We’ve collected some links for you from around the web. This week, our focus is on the unique challenges of mental health issues faced by grad students. Click the link in each heading and let us know what you think in the comments below!
The Dangers Of High-Functioning Depression and Anxiety (The Odyssey Online)
“Wow, you don’t seem depressed”: Author Nicole Kordana shares the silent struggles she faced with depression and anxiety while seeming to have it all put together. As such “high-functioning” mental illnesses are quite common, she offers a few tips in coping with depression and anxiety.
Life of the Mind Interrupted (Chronicle Vitae)
Katie Rose Guest Pryal, a PhD in English, writes a series of articles on mental illness, providing an excellent discussion of the issues faced by academics specifically.
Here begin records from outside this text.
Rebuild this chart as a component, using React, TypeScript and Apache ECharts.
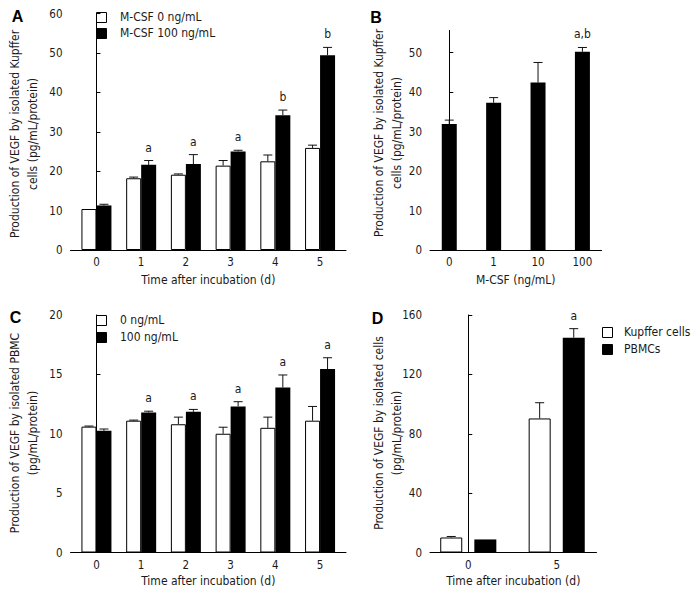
import React, { useEffect, useRef } from "react";
import * as echarts from "echarts";

// ---------- data ----------
const days = ["0", "1", "2", "3", "4", "5"];
// Panel A: Kupffer cells
const aLegend = ["M-CSF 0 ng/mL", "M-CSF 100 ng/mL"];
const aCtrl = [10.4, 18.2, 19.1, 21.4, 22.5, 25.9];
const aCtrlErr = [0.1, 0.3, 0.2, 1.3, 1.6, 0.7];
const aMcsf = [11.3, 21.6, 21.8, 25.0, 34.2, 49.4];
const aMcsfErr = [0.3, 1.1, 2.4, 0.3, 1.3, 2.0];
const aSig = ["", "a", "a", "a", "b", "b"];
// Panel B: dose response
const doses = ["0", "1", "10", "100"];
const bVals = [31.9, 37.3, 42.4, 50.2];
const bErr = [1.0, 1.3, 5.1, 1.1];
const bSig = ["", "", "", "a,b"];
// Panel C: PBMC
const cLegend = ["0 ng/mL", "100 ng/mL"];
const cCtrl = [10.6, 11.1, 10.8, 10.0, 10.5, 11.1];
const cCtrlErr = [0.05, 0.05, 0.6, 0.55, 0.9, 1.2];
const cMcsf = [10.25, 11.8, 11.85, 12.3, 13.9, 15.45];
const cMcsfErr = [0.15, 0.1, 0.2, 0.4, 1.05, 0.95];
const cSig = ["", "a", "a", "a", "a", "a"];
// Panel D: Kupffer vs PBMC
const dLegend = ["Kupffer cells", "PBMCs"];
const dDays = ["0", "5"];
const dKupffer = [10.1, 90.3];
const dKupfferErr = [0.7, 10.6];
const dPbmc = [8.8, 144.7];
const dPbmcErr = [0, 6.1];
const dSig = ["", "a"];

const FONT = "'DejaVu Sans Condensed', 'DejaVu Sans', sans-serif";
const TXT = "#1a1a1a";
const FS = 11.5;

function xAxisCfg(grid: number, cats: string[], min: number, max: number, name: string, nameGap: number) {
  return {
    gridIndex: grid,
    type: "value",
    min,
    max,
    axisLine: { show: true, onZero: false, lineStyle: { color: "#000", width: 1 } },
    axisTick: { show: false },
    splitLine: { show: false },
    axisLabel: {
      customValues: cats.map((_, i) => i),
      formatter: (v: number) => cats[Math.round(v)] ?? "",
      margin: 6,
      color: TXT,
      fontSize: FS,
      fontFamily: FONT,
    },
    name,
    nameLocation: "middle",
    nameGap,
    nameTextStyle: { color: TXT, fontSize: FS + 0.5, fontFamily: FONT },
  };
}

function yAxisCfg(grid: number, min: number, max: number, interval: number, ticks?: number[]) {
  const cfg: any = {
    gridIndex: grid,
    type: "value",
    min,
    max,
    axisLine: { show: true, lineStyle: { color: "#000", width: 1 } },
    axisTick: { show: true, inside: true, length: 4, lineStyle: { color: "#000" } },
    splitLine: { show: false },
    axisLabel: { margin: 8, color: TXT, fontSize: FS, fontFamily: FONT },
  };
  if (ticks) {
    cfg.axisTick.customValues = ticks;
    cfg.axisLabel.customValues = ticks;
  } else {
    cfg.interval = interval;
  }
  return cfg;
}

const WHITE_STYLE = { color: "#fff", borderColor: "#000", borderWidth: 1 };
const BLACK_STYLE = { color: "#000", borderColor: "#000", borderWidth: 0 };

function barSeries(name: string, grid: number, vals: number[], white: boolean, width: number, gap: string) {
  return {
    name,
    type: "bar",
    xAxisIndex: grid,
    yAxisIndex: grid,
    data: vals.map((v, i) => [i, v]),
    barWidth: width,
    barGap: gap,
    itemStyle: white ? WHITE_STYLE : BLACK_STYLE,
    silent: true,
    z: 3,
  };
}

function errSeries(grid: number, vals: number[], errs: number[], offset: number, sig?: string[]) {
  return {
    type: "custom",
    xAxisIndex: grid,
    yAxisIndex: grid,
    silent: true,
    z: 5,
    data: vals.map((v, i) => [i, v, v + errs[i]]),
    renderItem: (params: any, api: any) => {
      const i = params.dataIndex;
      const base = api.coord([api.value(0), api.value(1)]);
      const top = api.coord([api.value(0), api.value(2)]);
      const x = base[0] + offset;
      const children: any[] = [];
      if (top[1] < base[1] - 0.5) {
        children.push({
          type: "line",
          shape: { x1: x, y1: base[1], x2: x, y2: top[1] },
          style: { stroke: "#111", lineWidth: 1 },
        });
        children.push({
          type: "line",
          shape: { x1: x - 4.5, y1: top[1], x2: x + 4.5, y2: top[1] },
          style: { stroke: "#111", lineWidth: 1 },
        });
      }
      if (sig && sig[i]) {
        children.push({
          type: "text",
          x,
          y: top[1] - 13,
          style: {
            text: sig[i],
            fill: TXT,
            font: `${FS + 0.5}px ${FONT}`,
            align: "center",
            verticalAlign: "middle",
          },
        });
      }
      return { type: "group", children };
    },
  };
}

function rotText(text: string, x: number, y: number) {
  return {
    type: "text",
    x,
    y,
    rotation: Math.PI / 2,
    style: {
      text,
      fill: TXT,
      font: `${FS + 0.5}px ${FONT}`,
      textAlign: "center",
      textVerticalAlign: "middle",
      align: "center",
      verticalAlign: "middle",
    },
  };
}

function letter(text: string, x: number, y: number) {
  return {
    type: "text",
    x,
    y,
    style: {
      text,
      fill: "#000",
      font: `bold 16px 'Liberation Sans', Arial, sans-serif`,
      textAlign: "center",
      textVerticalAlign: "middle",
      align: "center",
      verticalAlign: "middle",
    },
  };
}

// legend drawn as graphic boxes + labels
function legendItems(names: string[], boxX: number, centers: number[], textX: number) {
  const out: any[] = [];
  names.forEach((n, i) => {
    const cy = centers[i];
    out.push({
      type: "rect",
      shape: { x: boxX, y: Math.round(cy - 5) + 0.5, width: 10, height: 10 },
      style: i === 0 ? { fill: "#fff", stroke: "#000", lineWidth: 1 } : { fill: "#000", stroke: "#000", lineWidth: 1 },
    });
    out.push({
      type: "text",
      x: textX,
      y: cy,
      style: {
        text: n,
        fill: TXT,
        font: `${FS + 0.5}px ${FONT}`,
        textAlign: "left",
        textVerticalAlign: "middle",
        align: "left",
        verticalAlign: "middle",
      },
    });
  });
  return out;
}

export default function App() {
  const ref = useRef<HTMLDivElement>(null);
  useEffect(() => {
    document.body.style.margin = "0";
    if (!ref.current) return;
    const chart = echarts.init(ref.current, undefined, { renderer: "svg" });
    const offA = 7.5;
    const offD = (22 + 22 * 0.55) / 2;
    const option: any = {
      animation: false,
      backgroundColor: "#fff",
      textStyle: { fontFamily: FONT },
      grid: [
        { left: 70.5, top: 13.5, width: 275.5, height: 236.5 },
        { left: 430, top: 30.5, width: 171.5, height: 219.5 },
        { left: 70.5, top: 315, width: 275.5, height: 237.5 },
        { left: 430, top: 315, width: 166.5, height: 237.5 },
      ],
      xAxis: [
        xAxisCfg(0, days, -0.58, 5.58, "Time after incubation (d)", 24),
        xAxisCfg(1, doses, -0.434, 3.43, "M-CSF (ng/mL)", 24),
        xAxisCfg(2, days, -0.58, 5.58, "Time after incubation (d)", 22),
        xAxisCfg(3, dDays, -0.433, 1.45, "Time after incubation (d)", 22),
      ],
      yAxis: [
        yAxisCfg(0, 0, 60, 10),
        yAxisCfg(1, 0, 55.6, 10, [0, 10, 20, 30, 40, 50]),
        yAxisCfg(2, 0, 20, 5),
        yAxisCfg(3, 0, 160, 40),
      ],
      series: [
        barSeries(aLegend[0], 0, aCtrl, true, 15, "0%"),
        barSeries(aLegend[1], 0, aMcsf, false, 15, "0%"),
        errSeries(0, aCtrl, aCtrlErr, -offA),
        errSeries(0, aMcsf, aMcsfErr, offA, aSig),
        barSeries("M-CSF", 1, bVals, false, 15, "0%"),
        errSeries(1, bVals, bErr, 0, bSig),
        barSeries(cLegend[0], 2, cCtrl, true, 15, "0%"),
        barSeries(cLegend[1], 2, cMcsf, false, 15, "0%"),
        errSeries(2, cCtrl, cCtrlErr, -offA),
        errSeries(2, cMcsf, cMcsfErr, offA, cSig),
        barSeries(dLegend[0], 3, dKupffer, true, 22, "55%"),
        barSeries(dLegend[1], 3, dPbmc, false, 22, "55%"),
        errSeries(3, dKupffer, dKupfferErr, -offD),
        errSeries(3, dPbmc, dPbmcErr, offD, dSig),
      ],
      graphic: [
        letter("A", 17.5, 16),
        letter("B", 376, 17),
        letter("C", 15.5, 317),
        letter("D", 377.5, 318.5),
        rotText("Production of VEGF by isolated Kupffer", 15, 134),
        rotText("cells (pg/mL/protein)", 33, 134),
        rotText("Production of VEGF by isolated Kupffer", 378.5, 133),
        rotText("cells (pg/mL/protein)", 397, 133),
        rotText("Production of VEGF by isolated PBMC", 15, 433),
        rotText("(pg/mL/protein)", 33, 433),
        rotText("Production of VEGF by isolated cells", 378.5, 433),
        rotText("(pg/mL/protein)", 397, 433),
        ...legendItems(aLegend, 96.5, [17, 33], 120),
        ...legendItems(cLegend, 96.5, [320, 336.5], 120),
        ...legendItems(dLegend, 602.5, [331.5, 348.5], 624),
      ],
    };
    chart.setOption(option);
    return () => chart.dispose();
  }, []);
  return <div ref={ref} style={{ width: 700, height: 599 }} />;
}
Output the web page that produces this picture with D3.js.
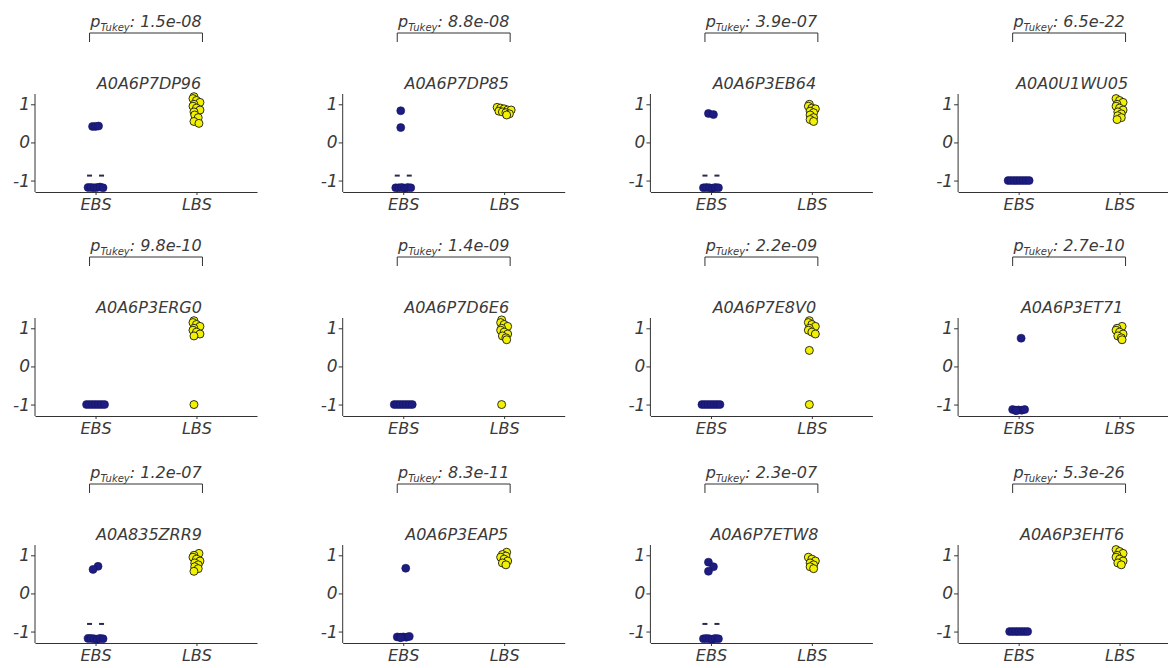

Featured on The Chronicle of Higher Education, these articles cover a wide range of topics, such as securing accommodations for one’s psychiatric disability beyond the undergraduate level, tips for navigating academic conferences for those living with depression and/or anxiety, and the tricky game of mental illness disclosure in academia.
On Depression, and the Toll Academia Exacts (Chronicle Vitae)
“Graduate school doesn’t make me depressed. But being a student certainly has ways of making my chronic illness more challenging.” In this powerful personal account, a Ph.D. candidate in U.S. History shares her experiences of living with clinical depression in graduate school and calls for a conversation about what academic institutions can do to support those with mental illnesses.
Mental Health Issues Among Graduate Students (Inside Higher Ed)
This article highlights the prevalence of mental health problems among graduate students and offers several concrete suggestions for how universities/departments can help, including:
- Open acknowledgement of the problem from graduate departments
- Training academic advisors on preventing, recognizing, and addressing mental health issues in their students
- Offering wellness-based workshops
In this Slate article, Lisa McElory, a law professor at Drexel University, shares her struggles as an academic with a severe anxiety disorder. Reflecting on earlier stages of her career, she discusses the ways in which pre-tenure job insecurity exacerbated her symptoms and the additional challenges she faced in an already demanding professional career. Now that she has secured tenure, McElory feels compelled to speak out in honor of other academics who live with mental illnesses and provide support to her junior colleagues.